When it was announced years ago, I wasn’t sold. Not even close. I even did a video speculating about it.
I’ve been running Shadowrun since the ‘90s. Second Edition was the real deal for me. Gritty. Crunchy. Complicated in all the right ways. Then 4e Anniversary came along and smoothed out a few bumps without losing the cyberpunk bite. I stuck with it and enjoyed it.
So when Sixth Edition dropped?
I brushed it off. Something about it just felt… off. Too light. Too fast. Like it was trying to be cool instead of functional. I flipped through it, didn’t like how it was presented, the mistakes, the poor editing… I dropped it. Years passed..
Then Berlin happened.
The Berlin City Edition for Sixth World wasn’t even on my radar until I caught a “demo” at a Gencon. Just a casual moment, really. The line developer was there, offering short intros. I figured I’d be polite. Told him, straight up, that I wasn’t a fan. That I’d been in the game long enough to know what worked. He smiled, said nothing dramatic, and just offered thirty minutes of table time.
That’s all it took.
He didn’t pitch me with buzzwords or a list of fixes. He showed me the game. Showed how fast things moved. How Edge came alive when you stopped trying to treat it like Karma Points and started playing it as tactical momentum. How rolling fewer dice could still be exciting when the choices mattered more than the pool size.

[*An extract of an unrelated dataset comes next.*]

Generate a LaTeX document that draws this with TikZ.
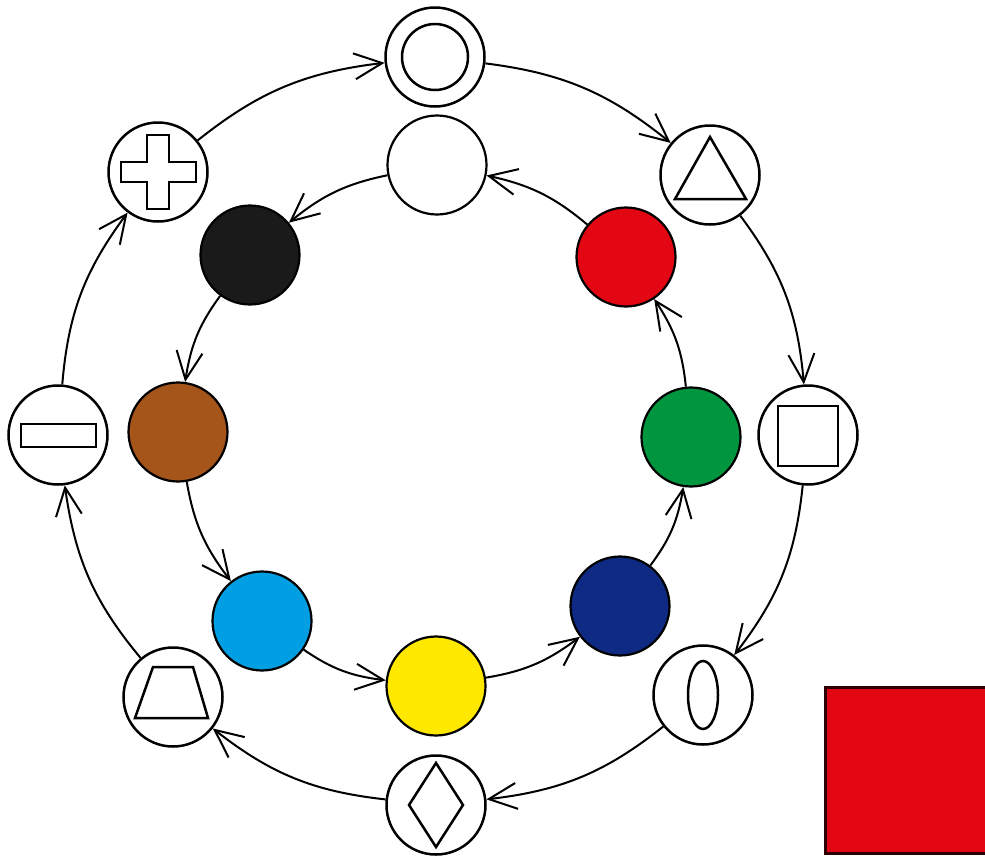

Everything that felt abstract in the book made sense when I saw it on the table. The system finally clicked. I wasn’t juggling spreadsheets, I was playing. Characters felt quick, deadly, and punchy. The tension returned. I was impressed a bit.
I’m not saying it’s perfect. Nothing ever is. But it ran smooth. The rules faded into the background and the story kicked in. That’s when I knew it’s time to give this another shot. With this newer, revamped book, it showed that they took the time to listen to fans.
So now I’ve got the core book open and I’m reading. I’m mapping out runs and re-learning the flow. I’ll be the first to admit it: sometimes all you need is the right perspective. Or thirty minutes with someone who knows what they’re doing lol.
Shadowrun 6e deserves another look. I’m in. Yeah, I was wrong, I’ll admit it.